On the definition of text-driven preaching, particularly its relation to expository preaching, master’s degree student Andre Kirkland, associate pastor of student ministry at Concord Baptist Church in Dallas, noted, “All text-driven preaching is expositional, but not all exposition is text-driven.”
Deron Biles, associate professor of pastoral ministries and preaching, elaborated, “[Text-driven preaching] is the substance, structure and spirit of the text informing the substance, structure and spirit of my sermon so that what I am saying about God’s Word comes from the very text that I am preaching.”

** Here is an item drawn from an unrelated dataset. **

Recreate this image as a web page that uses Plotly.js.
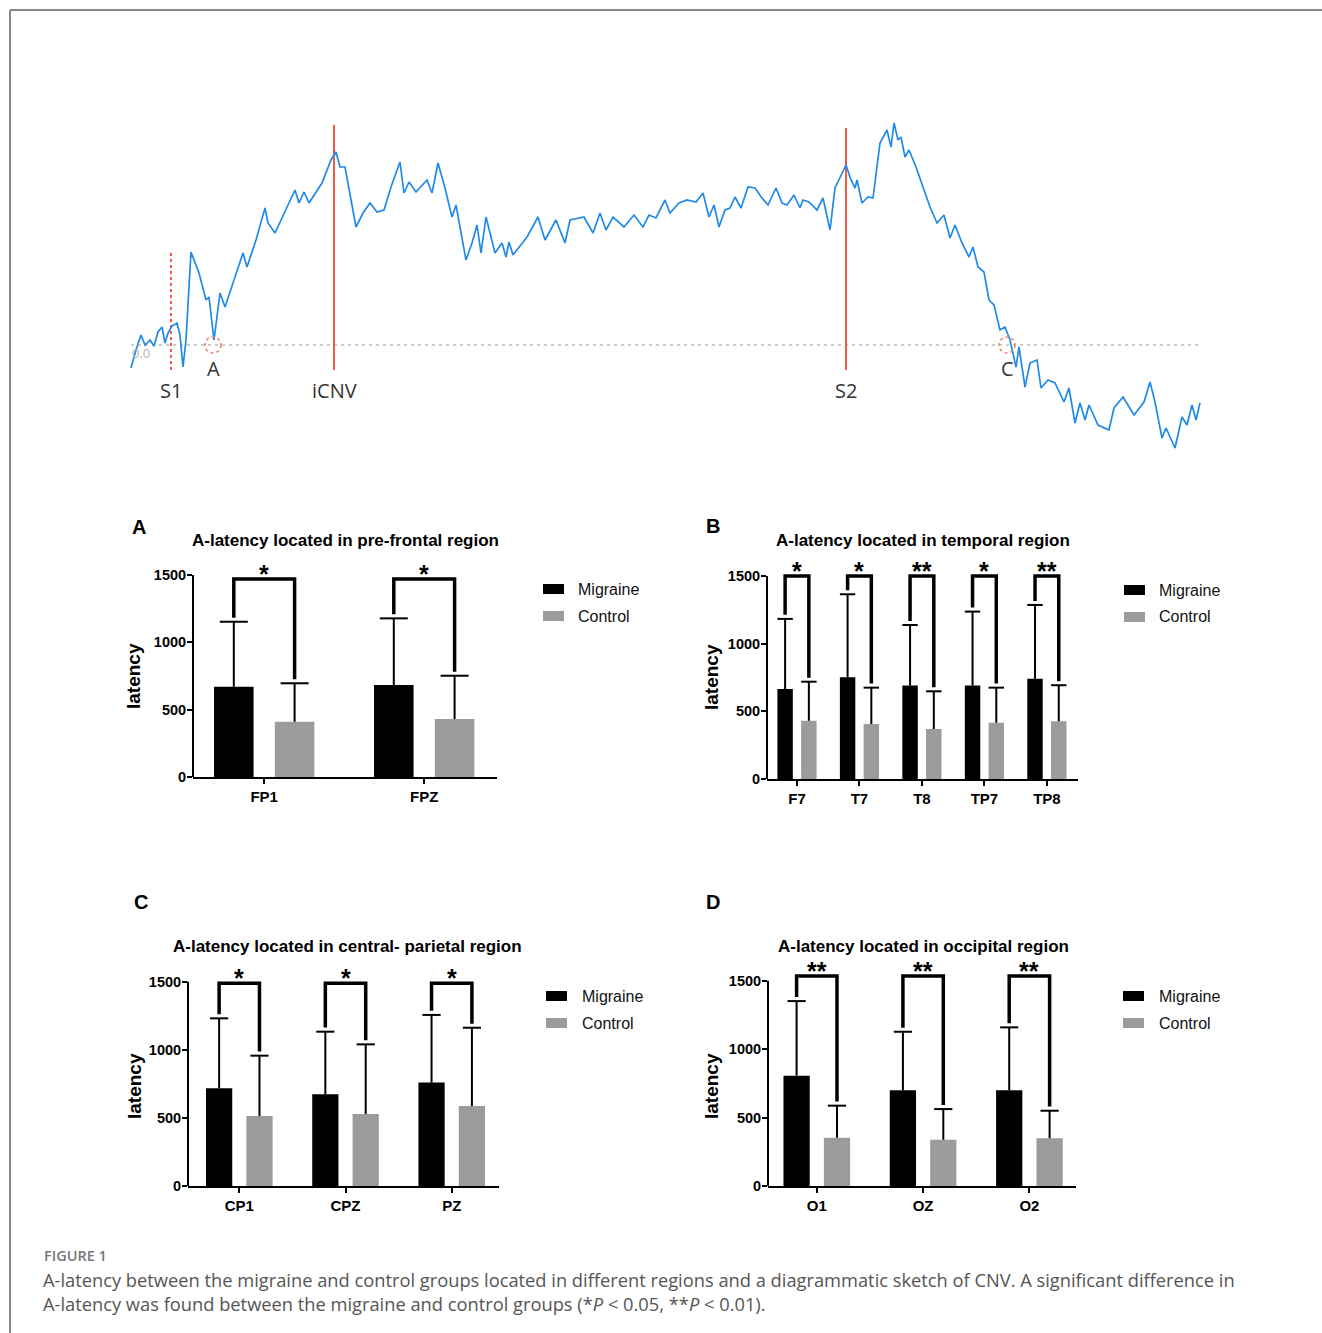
<!DOCTYPE html>
<html><head><meta charset="utf-8">
<script src="https://cdn.plot.ly/plotly-3.0.1.min.js"></script>
<style>html,body{margin:0;padding:0;background:#fff}#chart{width:1322px;height:1333px}</style>
</head><body><div id="chart"></div>
<script>
// ---------- CNV waveform sketch (time relative to S1, amplitude relative to baseline) ----------
const cnvTime = [-40,-35,-30,-26,-21,-17,-13,-9,-6,-3,1,6,9,12,15,20,28,35,38,43,49,54,63,72,76,85,94,97,104,115,124,128,133,138,151,160,165,169,174,185,192,199,206,213,220,229,233,238,245,256,261,267,274,281,285,295,301,306,310,315,324,331,335,338,342,356,367,374,385,394,399,413,422,429,435,442,453,463,472,478,485,494,499,508,516,525,532,538,543,548,554,559,564,570,577,584,591,597,605,611,616,623,629,632,638,646,652,659,664,675,680,684,686,691,697,702,709,716,720,723,727,730,734,738,745,752,759,766,773,779,784,791,798,802,807,813,818,823,829,834,839,845,848,854,859,866,870,877,884,893,898,904,909,914,918,927,938,943,952,963,973,979,984,991,995,1004,1011,1016,1021,1025,1029];
const cnvAmp = [-23,-5,10,0,5,-1,13,18,2,12,19,22,10,-22,5,93,72,45,48,5,52,38,65,92,78,105,137,122,112,135,155,142,153,142,162,185,193,178,178,118,132,142,133,135,158,183,152,163,153,165,152,182,157,128,140,85,102,120,92,128,92,102,88,103,90,108,128,105,125,102,125,128,112,132,115,128,118,130,118,130,127,145,132,142,145,143,152,128,140,118,135,137,148,137,158,157,147,140,157,142,140,150,137,145,143,135,147,115,157,180,165,157,165,142,148,147,202,215,198,222,205,208,188,195,178,158,138,122,130,107,120,102,88,98,78,73,45,40,15,18,5,-22,-2,-42,-18,-15,-43,-35,-38,-57,-43,-78,-58,-75,-60,-80,-85,-63,-52,-70,-57,-37,-57,-93,-83,-103,-72,-80,-60,-75,-58];
const cnvEventNames = ['S1','iCNV','S2'];
const cnvEventTimes = [0,163,675];
const cnvEventTops  = [92,220,217];
const cnvPointNames = ['A','C'];
const cnvPointTimes = [42,836];

// ---------- A-latency bar panels ----------
const catsA = ['FP1','FPZ'];
const migA = [670,683];            const migSdA = [483,495];
const conA = [410,430];            const conSdA = [286,322];
const sigA = ['*','*'];

const catsB = ['F7','T7','T8','TP7','TP8'];
const migB = [665,752,690,690,741]; const migSdB = [518,613,448,547,545];
const conB = [431,406,370,416,426]; const conSdB = [288,269,278,259,267];
const sigB = ['*','*','**','*','**'];

const catsC = ['CP1','CPZ','PZ'];
const migC = [717,673,759];        const migSdC = [514,460,497];
const conC = [514,529,587];        const conSdC = [443,511,575];
const sigC = ['*','*','*'];

const catsD = ['O1','OZ','O2'];
const migD = [806,699,699];        const migSdD = [545,428,460];
const conD = [353,338,348];        const conSdD = [234,224,202];
const sigD = ['**','**','**'];

const seriesNames = ['Migraine','Control'];
const seriesColors = ['#000000','#9b9b9b'];

// ---------- layout helpers ----------
const W = 1322, H = 1333;
const PX = p => p / W, PY = p => 1 - p / H;
const ARIAL = 'Liberation Sans, Arial, sans-serif';
const BARGAP = 0.24, GROUPGAP = 0.35;
const OFF = (1 - BARGAP) / 4;
const YMAX = 1750;

const panels = [
  {sfx:'',  cats:catsA, mig:migA, migSd:migSdA, con:conA, conSd:conSdA, sig:sigA, brY:1470, cap:20,
   letter:'A', title:'A-latency located in pre-frontal region',
   xpx:[193,497], y0:777, y15:575, xr:[-0.445,1.455], tpx:[345,540], lpx:[139,527], ytp:[134,676], gx:[543,564,576], gy:[589,616]},
  {sfx:'2', cats:catsB, mig:migB, migSd:migSdB, con:conB, conSd:conSdB, sig:sigB, brY:1500, cap:11,
   letter:'B', title:'A-latency located in temporal region',
   xpx:[767,1077.5], y0:779, y15:576, xr:[-0.48,4.49], tpx:[922.5,540], lpx:[713,526], ytp:[711,677], gx:[1124,1145,1157], gy:[590,617]},
  {sfx:'3', cats:catsC, mig:migC, migSd:migSdC, con:conC, conSd:conSdC, sig:sigC, brY:1488, cap:13,
   letter:'C', title:'A-latency located in central- parietal region',
   xpx:[188,499], y0:1186, y15:981.7, xr:[-0.483,2.445], tpx:[347,946], lpx:[141,902], ytp:[134,1086], gx:[546,567,580], gy:[996,1023]},
  {sfx:'4', cats:catsD, mig:migD, migSd:migSdD, con:conD, conSd:conSdD, sig:sigD, brY:1534, cap:13,
   letter:'D', title:'A-latency located in occipital region',
   xpx:[768,1076.4], y0:1186, y15:980.7, xr:[-0.459,2.442], tpx:[923,946], lpx:[713,902], ytp:[711,1086], gx:[1123,1144,1157], gy:[996,1023]}
];

const traces = [], shapes = [], annotations = [];
const layout = {
  width: W, height: H, margin:{l:0,r:0,t:0,b:0},
  paper_bgcolor:'#ffffff', plot_bgcolor:'rgba(0,0,0,0)',
  showlegend:false, barmode:'group', bargap:BARGAP, bargroupgap:GROUPGAP,
  font:{family:ARIAL, color:'#000'}
};

panels.forEach(p => {
  const xa = 'x' + p.sfx, ya = 'y' + p.sfx;
  const idx = p.cats.map((c, i) => i);
  const s = (p.y0 - p.y15) / 1500;
  const topPx = p.y0 - YMAX * s;
  layout['xaxis' + p.sfx] = {
    domain:[PX(p.xpx[0]), PX(p.xpx[1])], range:p.xr, anchor:ya,
    tickvals:idx, ticktext:p.cats, showline:true, linewidth:2, linecolor:'#000',
    ticks:'outside', ticklen:5, tickwidth:2, tickcolor:'#000',
    tickfont:{family:ARIAL, size:15, weight:'bold', color:'#000'},
    showgrid:false, zeroline:false, fixedrange:true
  };
  layout['yaxis' + p.sfx] = {
    domain:[PY(p.y0), PY(topPx)], range:[0, YMAX], anchor:xa,
    tickvals:[0,500,1000,1500], showline:false,
    ticks:'outside', ticklen:5, tickwidth:2, tickcolor:'#000', ticklabelstandoff:-2,
    tickfont:{family:ARIAL, size:14.5, weight:'bold', color:'#000'},
    showgrid:false, zeroline:false, fixedrange:true
  };
  // y axis line only up to 1500
  shapes.push({type:'line', xref:xa + ' domain', yref:ya, x0:0, x1:0, y0:0, y1:1500,
               line:{color:'#000', width:2}});
  // bars with one-sided SD error bars (whisker from error_y, cap as marker)
  [[p.mig, p.migSd, -OFF], [p.con, p.conSd, OFF]].forEach((d, k) => {
    traces.push({type:'bar', x:idx, y:d[0], name:seriesNames[k], xaxis:xa, yaxis:ya,
      marker:{color:seriesColors[k], line:{width:0}},
      error_y:{type:'data', symmetric:false, array:d[1], arrayminus:d[1].map(() => 0),
               color:'#000', thickness:2, width:0},
      hoverinfo:'x+y'});
    traces.push({type:'scatter', mode:'markers', x:idx.map(i => i + d[2]), y:d[0].map((v, i) => v + d[1][i]),
      xaxis:xa, yaxis:ya, hoverinfo:'skip', cliponaxis:false,
      marker:{symbol:'line-ew', size:p.cap, color:'#000', line:{color:'#000', width:2}}});
  });
  // significance brackets
  const bx = [], by = [];
  p.sig.forEach((sg, i) => {
    bx.push(i - OFF, i - OFF, i + OFF, i + OFF, null);
    by.push(p.mig[i] + p.migSd[i] + 30, p.brY, p.brY, p.con[i] + p.conSd[i] + 30, null);
    annotations.push({xref:xa, yref:ya, x:i, y:p.brY, text:'<b>' + sg + '</b>', showarrow:false,
      yanchor:'bottom', yshift:-11, font:{family:ARIAL, size:25, color:'#000'}});
  });
  traces.push({type:'scatter', mode:'lines', x:bx, y:by, xaxis:xa, yaxis:ya,
    line:{color:'#000', width:3.5}, hoverinfo:'skip', cliponaxis:false});
  // axis title, panel title, letter
  annotations.push({xref:'paper', yref:'paper', x:PX(p.ytp[0]), y:PY(p.ytp[1]), text:'<b>latency</b>', textangle:-90,
    showarrow:false, xanchor:'center', yanchor:'middle', font:{family:ARIAL, size:19, color:'#000'}});
  annotations.push({xref:'paper', yref:'paper', x:PX(p.tpx[0]), y:PY(p.tpx[1]), text:'<b>' + p.title + '</b>',
    showarrow:false, xanchor:'center', yanchor:'middle', font:{family:ARIAL, size:17, color:'#000'}});
  annotations.push({xref:'paper', yref:'paper', x:PX(p.lpx[0]), y:PY(p.lpx[1]), text:'<b>' + p.letter + '</b>',
    showarrow:false, xanchor:'center', yanchor:'middle', font:{family:ARIAL, size:20, color:'#000'}});
  // legend
  seriesNames.forEach((nm, k) => {
    shapes.push({type:'rect', xref:'paper', yref:'paper', x0:PX(p.gx[0]), x1:PX(p.gx[1]),
      y0:PY(p.gy[k] + 5), y1:PY(p.gy[k] - 5), fillcolor:seriesColors[k], line:{width:0}});
    annotations.push({xref:'paper', yref:'paper', x:PX(p.gx[2]), y:PY(p.gy[k]), text:nm, showarrow:false,
      xanchor:'left', yanchor:'middle', font:{family:ARIAL, size:16, color:'#111'}});
  });
});

// ---------- waveform subplot ----------
layout.xaxis5 = {domain:[0,1], range:[-171, W - 171], visible:false, fixedrange:true, anchor:'y5'};
layout.yaxis5 = {domain:[PY(480), PY(80)], range:[-135, 265], visible:false, fixedrange:true, anchor:'x5'};
const WFONT = 'Open Sans, DejaVu Sans, sans-serif';
traces.push({type:'scatter', mode:'lines', x:[cnvTime[0], cnvTime[cnvTime.length - 1]], y:[0,0],
  xaxis:'x5', yaxis:'y5', line:{color:'#9a9a9a', width:1.2, dash:'3px,4px'}, hoverinfo:'skip'});
cnvEventNames.forEach((nm, i) => {
  traces.push({type:'scatter', mode:'lines', x:[cnvEventTimes[i], cnvEventTimes[i]], y:[-25, cnvEventTops[i]],
    xaxis:'x5', yaxis:'y5', line:{color:'#f2594b', width:2, dash: i === 0 ? 'dot' : 'solid'}, hoverinfo:'skip', name:nm});
  annotations.push({xref:'x5', yref:'y5', x:cnvEventTimes[i], y:-45, text:nm, showarrow:false,
    xanchor:'center', yanchor:'middle', font:{family:WFONT, size:20, color:'#333'}});
});
traces.push({type:'scatter', mode:'lines', x:cnvTime, y:cnvAmp, xaxis:'x5', yaxis:'y5',
  line:{color:'#2189e8', width:1.7}, hoverinfo:'skip', name:'CNV'});
cnvPointNames.forEach((nm, i) => {
  const t = cnvPointTimes[i];
  shapes.push({type:'circle', xref:'x5', yref:'y5', x0:t - 8, x1:t + 8, y0:-8, y1:8,
    line:{color:'#f07a68', width:1.5, dash:'dot'}});
  annotations.push({xref:'x5', yref:'y5', x:t, y:-23, text:nm, showarrow:false,
    xanchor:'center', yanchor:'middle', font:{family:WFONT, size:20, color:'#333'}});
});
annotations.push({xref:'x5', yref:'y5', x:-30, y:-8, text:'0.0', showarrow:false,
  xanchor:'center', yanchor:'middle', font:{family:WFONT, size:13, color:'#b5b5b5'}});

// ---------- frame + caption ----------
shapes.push({type:'line', xref:'paper', yref:'paper', x0:PX(10), x1:1, y0:PY(10), y1:PY(10), line:{color:'#888', width:2}});
shapes.push({type:'line', xref:'paper', yref:'paper', x0:PX(10), x1:PX(10), y0:PY(10), y1:0, line:{color:'#888', width:2}});
const CFONT = 'Open Sans, Lato, sans-serif';
annotations.push({xref:'paper', yref:'paper', x:PX(42), y:PY(1255), text:'FIGURE 1', showarrow:false,
  xanchor:'left', yanchor:'middle', font:{family:CFONT, size:14.5, weight:600, color:'#777'}});
annotations.push({xref:'paper', yref:'paper', x:PX(41), y:PY(1279),
  text:'A-latency between the migraine and control groups located in different regions and a diagrammatic sketch of CNV. A significant difference in',
  showarrow:false, xanchor:'left', yanchor:'middle', font:{family:CFONT, size:18.3, color:'#555'}});
annotations.push({xref:'paper', yref:'paper', x:PX(41), y:PY(1303),
  text:'A-latency was found between the migraine and control groups (*<i>P</i> &lt; 0.05, **<i>P</i> &lt; 0.01).',
  showarrow:false, xanchor:'left', yanchor:'middle', font:{family:CFONT, size:18.3, color:'#555'}});

layout.shapes = shapes;
layout.annotations = annotations;
Plotly.newPlot('chart', traces, layout, {displayModeBar:false, responsive:false});
</script>
</body></html>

“Exposition is a broad term,” said Southwestern Vice President for Student Services Kyle Walker. “It speaks to this idea of exposing the truth. But there are no specific ramifications for how to do that implied by the term ‘exposition.’ So people do it a number of different ways, some of which I believe are not according to the terms of the text.
“So what we’ve done is say, ‘Look, exposition is great and we don’t want to throw that term away, but we would like to suggest a tighter definition of how we want to expose the text in order to be faithful to the text.'”
Mac Brunson, pastor of Valleydale Church in Birmingham, Ala., and a current Ph.D. student in the school of preaching, said, “It’s been a great benefit over the last couple of years to me to dig deeper, to study more, to work harder at letting the text do the speaking, instead of Mac Brunson.” Text-driven preaching, he said, is letting the text speak through you.”
Clay Smith, a Ph.D. student and senior pastor of First Baptist Church in Matthews, N.C., said it is tempting for preachers to approach a week of sermon preparation saying, “How can I find a text that supports my idea?” This is where the word “driven” comes into play, he said.
“What I want to do on Sunday morning is re-present what God has already said,” Smith said. “So what we believe is that not only is what God said inspired, but how God said it is equally inspired. So the task of the week is figuring out what God has said, the manner in which He said it, and how I can re-present that on Sunday morning.”
Within this week of preparation, Kirkland said, prayer is the number one priority for the pastor.
“I think that’s where your power is. The text should do something within you first of all, before you even put the pen to the pad. Because if you haven’t been convicted by it, if you haven’t felt it, then your parishioners aren’t going to feel it out in the pew,” Kirkland said.
Brunson affirmed, “If you, as the pastor, don’t meet the Master in the text, I don’t care what you do with it; it’s not going to preach.”
During a Q&A time, Walker encouraged pastors not to take their congregations from “zero to 60” in one Sunday regarding a move from topical preaching to text-driven preaching. He suggested starting with smaller segments of Scripture, such as the Sermon on the Mount, before preaching through entire books in order to grow an appetite for the Word of God in their church.
“Churches that get used to an expositor in this way almost demand one when they go to choose the pastor to follow, because their appetite is so ingrained to have it,” Walker said. “They’ve tasted the Word of God and they’re not going to demand anything less.”